Gaming regulator Philippine Amusement and Gaming Corp. (PAGCOR) has formally granted Universal Entertainment Corp. subsidiary Tiger Resorts Leisure and Entertainment the much-needed extension to complete its $2b integrated casino-resort in Entertainment City.
PAGCOR Vice-President for Gaming Licensing and Development Francis Hernando confirmed the approval for timetable changes in Manila Bay Resorts project, pushing back the deadline to Dec 31, 2016.
The approval also means that the Tiger’s casino license is not suspended.
During a House committee hearing on Monday, Hernando said that Tiger Resorts has complied with the requirement set during the conditional approval, which was given in June. The requirements include the reinstatement of a PHP100 million bond ($214m), payment of over PHP30 million in penalties, improvement in the company’s corporate governance policies, and proof that the company has the financial resources to bankroll the development of the integrated resort.
Hernando also warned the company that it could face more penalties should there be any further delays in the project.
Tiger Resorts had asked for the extension after missing a March 2015 deadline to complete the project due to issues that involved the chase to find a local partner, which is mandated by laws in the Philippines for any international company.

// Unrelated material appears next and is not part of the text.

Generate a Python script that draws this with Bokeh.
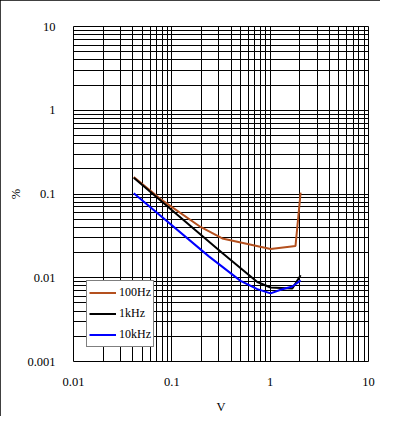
from bokeh.plotting import figure
from bokeh.models import FixedTicker, CustomJSTickFormatter, Legend, LegendItem
from bokeh.embed import file_html
from bokeh.resources import INLINE

# ---- data ----
x_100 = [0.041, 0.0767, 0.196, 0.326, 1.01, 1.81, 2.04]
y_100 = [0.16, 0.0869, 0.0404, 0.0295, 0.0221, 0.024, 0.104]

x_1k = [0.041, 0.326, 0.74, 1.01, 1.68, 2.04]
y_1k = [0.156, 0.0197, 0.0089, 0.00764, 0.00745, 0.0107]

x_10k = [0.041, 0.238, 0.5, 0.74, 1.01, 1.28, 1.68, 2.04]
y_10k = [0.102, 0.018, 0.00917, 0.00731, 0.0065, 0.00718, 0.00786, 0.0093]

series_names = ["100Hz", "1kHz", "10kHz"]
series_colors = ["#B4501E", "#000000", "#0000FF"]

x_major = [0.01, 0.1, 1, 10]
y_major = [0.001, 0.01, 0.1, 1, 10]

FONT = "Liberation Serif"


def minors(majors):
    out = []
    for m in majors[:-1]:
        for k in range(2, 10):
            out.append(m * k)
    return out


p = figure(width=380, height=416, x_axis_type="log", y_axis_type="log",
           x_range=(0.01, 10), y_range=(0.001, 10),
           output_backend="svg", toolbar_location=None,
           min_border_left=73, min_border_top=26,
           min_border_right=12, min_border_bottom=49)

p.background_fill_color = "white"
p.border_fill_color = "white"
p.outline_line_color = "black"
p.outline_line_width = 1
p.styles = {"outline": "1px solid black", "outline-offset": "-1px"}

p.xaxis.ticker = FixedTicker(ticks=x_major, minor_ticks=minors(x_major))
p.yaxis.ticker = FixedTicker(ticks=y_major, minor_ticks=minors(y_major))
fmt = CustomJSTickFormatter(code="return tick.toString();")
p.xaxis.formatter = fmt
p.yaxis.formatter = fmt

for ax in (p.xaxis, p.yaxis):
    ax.axis_line_color = None
    ax.major_tick_line_color = None
    ax.minor_tick_line_color = None
    ax.major_label_text_font = FONT
    ax.major_label_text_font_size = "12.5px"
    ax.major_label_text_color = "black"
    ax.axis_label_text_font = FONT
    ax.axis_label_text_font_size = "12.5px"
    ax.axis_label_text_font_style = "normal"
    ax.axis_label_text_color = "black"

p.xaxis.axis_label = "V"
p.yaxis.axis_label = "%"
p.xaxis.major_label_standoff = 10
p.yaxis.major_label_standoff = 12
p.xaxis.axis_label_standoff = 11
p.yaxis.axis_label_standoff = 1

for g in (p.xgrid, p.ygrid):
    g.grid_line_color = "black"
    g.grid_line_width = 1
    g.minor_grid_line_color = "black"
    g.minor_grid_line_width = 1

r1 = p.line(x_100, y_100, line_color=series_colors[0], line_width=2)
r2 = p.line(x_1k, y_1k, line_color=series_colors[1], line_width=2)
r3 = p.line(x_10k, y_10k, line_color=series_colors[2], line_width=2)

legend = Legend(items=[LegendItem(label=series_names[0], renderers=[r1]),
                       LegendItem(label=series_names[1], renderers=[r2]),
                       LegendItem(label=series_names[2], renderers=[r3])],
                location=(13, 14), orientation="vertical",
                label_text_font=FONT, label_text_font_size="12px",
                label_text_color="black",
                glyph_width=27, glyph_height=19, label_height=19,
                label_standoff=3, spacing=2, padding=2, margin=0,
                border_line_color="black", border_line_width=1,
                background_fill_color="white", background_fill_alpha=1)
p.add_layout(legend, "center")

open("out.html", "w").write(file_html(p, INLINE))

Universal teamed up with All Seasons Hotel and Resort Corp., in which he sold 40% stake in Eagle Land II Holdings, Inc., an affiliate of Universal Entertainment, translating to about 24% of Eagle Land I Holdings, Inc.
Eagle Land I owns the 40-hectare property on which the Manila Bay Resorts would rise.
Manila Bay Resorts will be the third licensee of PAGCOR to open its integrated resort in Entertainment City after Solaire Resort and City of Dreams Manila. Westside City Resorts World of Alliance Global Group, Inc. and the Genting group’s Resorts World Bayshore will open by 2018.